■ **WHAT THE EXERCISE ASKS**
Using the data below, gather each line that includes the word "matplotlib".

■ **PROVIDED DATA**
—————

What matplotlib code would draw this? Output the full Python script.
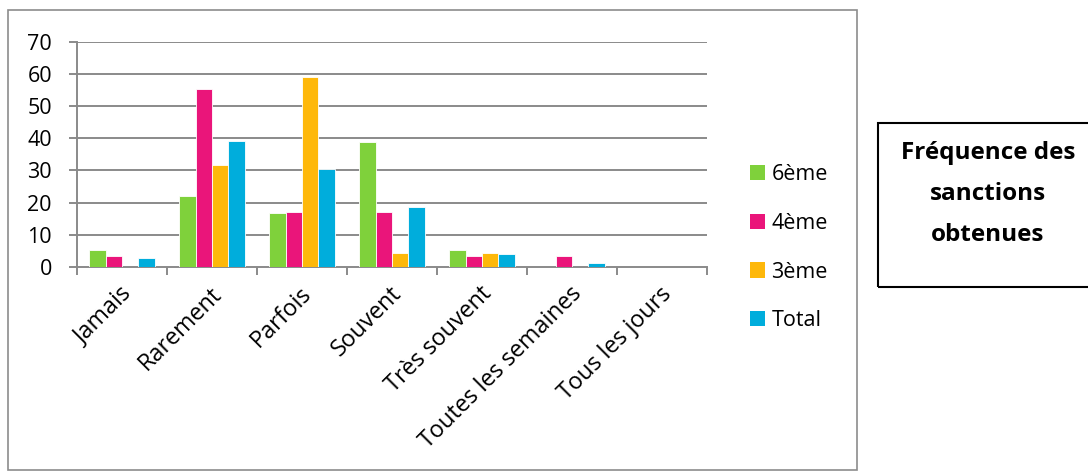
import matplotlib
matplotlib.use("Agg")
import matplotlib.pyplot as plt
import matplotlib.transforms as mtransforms
import numpy as np
from matplotlib.patches import Rectangle, Patch

categories = ["Jamais", "Rarement", "Parfois", "Souvent", "Très souvent",
              "Toutes les semaines", "Tous les jours"]
series_names = ["6ème", "4ème", "3ème", "Total"]
v6 = [5.3, 22.0, 16.7, 38.8, 5.3, 0, 0]
v4 = [3.3, 55.2, 17.1, 17.1, 3.3, 3.3, 0]
v3 = [0, 31.7, 59.0, 4.3, 4.3, 0, 0]
vt = [2.7, 39.1, 30.4, 18.6, 4.1, 1.2, 0]
colors = ["#7FD13B", "#EA157A", "#FEB80A", "#00ADDC"]
yticks = [0, 10, 20, 30, 40, 50, 60, 70]

plt.rcParams['font.family'] = ['Open Sans', 'DejaVu Sans']

W, H = 1088, 472
fig = plt.figure(figsize=(W / 100, H / 100), dpi=100)
FS = 15.5

# outer chart border
fig.patches.append(Rectangle((8 / W, 1 - 470 / H), (857 - 8) / W, (470 - 10) / H,
                             transform=fig.transFigure, fill=False,
                             edgecolor="#8c8c8c", linewidth=1.2))

ax = fig.add_axes([77 / W, 1 - 267 / H, 630 / W, (267 - 41.7) / H])
x = np.arange(len(categories))
bw = 0.183
data = [v6, v4, v3, vt]
for i, (vals, c) in enumerate(zip(data, colors)):
    ax.bar(x + (i - 1.5) * bw, vals, width=bw, color=c, edgecolor="white",
           linewidth=0.6, zorder=3, label=series_names[i])

ax.set_xlim(-0.5, len(categories) - 0.5)
ax.set_ylim(0, 70)
ax.set_yticks(yticks)
ax.set_yticklabels([str(t) for t in yticks], fontsize=FS)
for t in yticks[1:]:
    ax.axhline(t, color="#8a8a8a", linewidth=1.4, zorder=1)
ax.set_xticks(np.arange(len(categories) + 1) - 0.5)
ax.set_xticklabels([])
ax.set_xticks(x, minor=True)
ax.set_xticklabels(categories, minor=True, rotation=45, ha="right",
                   va="center", rotation_mode="anchor", fontsize=16.8)
ax.tick_params(axis="x", which="minor", length=0, pad=17)
offset = mtransforms.ScaledTranslation(6 / 100, 0, fig.dpi_scale_trans)
for lab in ax.get_xticklabels(minor=True):
    lab.set_transform(lab.get_transform() + offset)
ax.tick_params(axis="x", which="major", length=6, color="#8a8a8a", width=1.4)
ax.tick_params(axis="y", length=6, color="#8a8a8a", width=1.4, pad=12)
for s in ["top", "right"]:
    ax.spines[s].set_visible(False)
for s in ["left", "bottom"]:
    ax.spines[s].set_color("#8a8a8a")
    ax.spines[s].set_linewidth(1.4)

handles = [Patch(facecolor=c, edgecolor="none") for c in colors]
fig.legend(handles, series_names, loc="upper left",
           bbox_to_anchor=(750 / W, 1 - 164 / H), frameon=False,
           fontsize=FS, handlelength=0.7, handleheight=0.7,
           handletextpad=0.3, labelspacing=1.29, borderaxespad=0,
           borderpad=0)

# title box
fig.patches.append(Rectangle((878 / W, 1 - 287 / H), (1090 - 878) / W, (287 - 123) / H,
                             transform=fig.transFigure, fill=False,
                             edgecolor="black", linewidth=1.5))
fig.text(988 / W, 1 - 194 / H, "Fréquence des\nsanctions\nobtenues",
         ha="center", va="center", fontsize=17.5, fontweight="bold",
         linespacing=1.95)

fig.savefig("out.png", dpi=100)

—————

■ **COMPLETED TASK**
What matplotlib code would draw this? Output the full Python script.
import matplotlib
matplotlib.use("Agg")
import matplotlib.pyplot as plt
import matplotlib.transforms as mtransforms
from matplotlib.patches import Rectangle, Patch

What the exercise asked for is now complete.